What is doubly interesting, and somewhat puzzling, is the location of this little discourse on the meaning of the Shofar. He does not present it in the “Laws of Shofar,” to which he devotes an entire section in Sefer ha-Zemanim, the book of laws pertaining to the weekly and annual round of sabbaths and festivals, but here, in the “Laws of Teshuva.” But this very fact may help to explain the reason for his writing this mini - ethical exhortation on this mitzvah, specifically.[1]

The laws of teshuva are concerned, first and foremost, if not exclusively, with human ethical behavior and the dynamic of human improvement. As such, it is uniquely suited to moral exhortation. In this chapter, Maimonides talks of the need for constant awareness of the far reaching, even cosmic, deeper consequences of their behavior: to know that every small action may have unforeseen repercussions, both on themselves and on the world generally (again, in both the spiritual and the practical sense). In the previous chapter, where he discusses the theme of teshuva per se, he has already mentioned the propitious nature of what we call the Ten Days of Repentance. Hence, here he brings together these two elements—the Ten Days (specifically, Rosh Hashana) and the idea of man always standing the moral balance. The shofar fits easily into this rubric, interpreted as a call for teshuva. He thus departs from his usual practice, and explains the rationale for this mitzvah in terms of its ethical-educational function: as a “wake up” call. Hence, it must appear in Hilkhot Teshuva rather than in Hilkhot Shofar.

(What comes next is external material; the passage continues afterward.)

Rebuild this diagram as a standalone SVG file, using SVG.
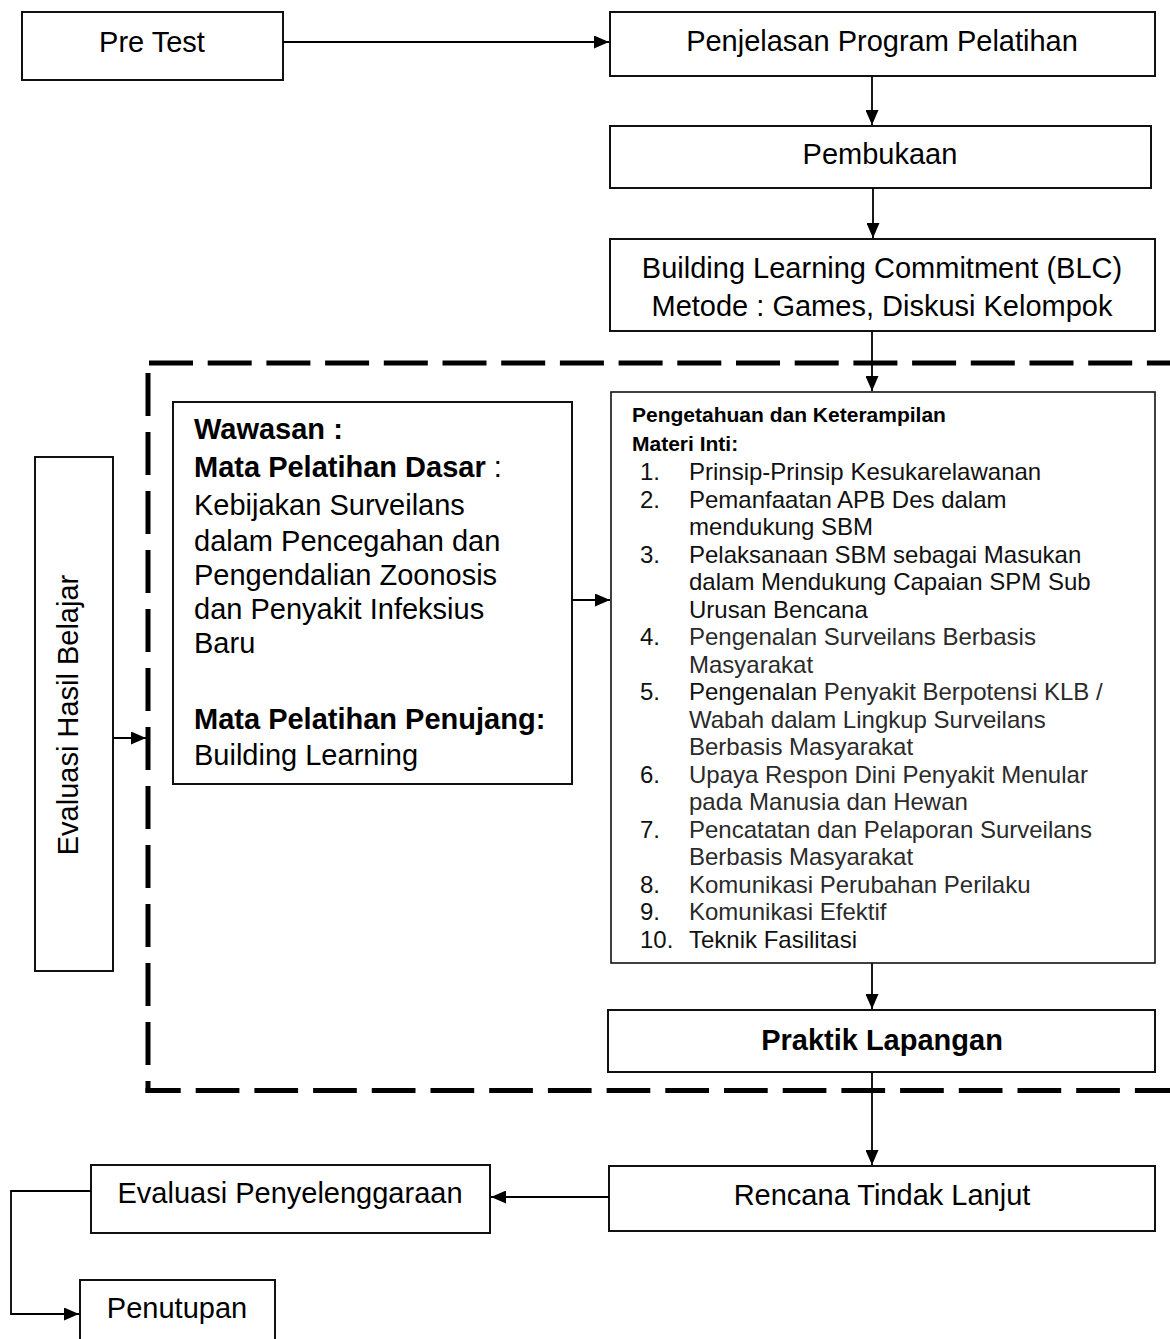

[1] But in Sefer ha-Mitzvot it does not appear in an ethical context, but is presented matter-of-factly, without any elaboration, in Mitzvot Aseh §170. There it appears, strangely, after all the other special festival mitzvot, such as Sukkah and Lulav, rather than adjacent to the positive mitzvah to rest from labor on the 1st of Tishrei. On the other hand, in Guide for the Perplexed 3.43, he does speak of the ethical significance of shofar, and of Rosh Hahana as a “day of teshuvah and of awakening people from their sleep; therefore, one sounds the shofar thereon, as we explained in Mishneh Torah” (incidentally, references from the Guide to the MT are rather unusual).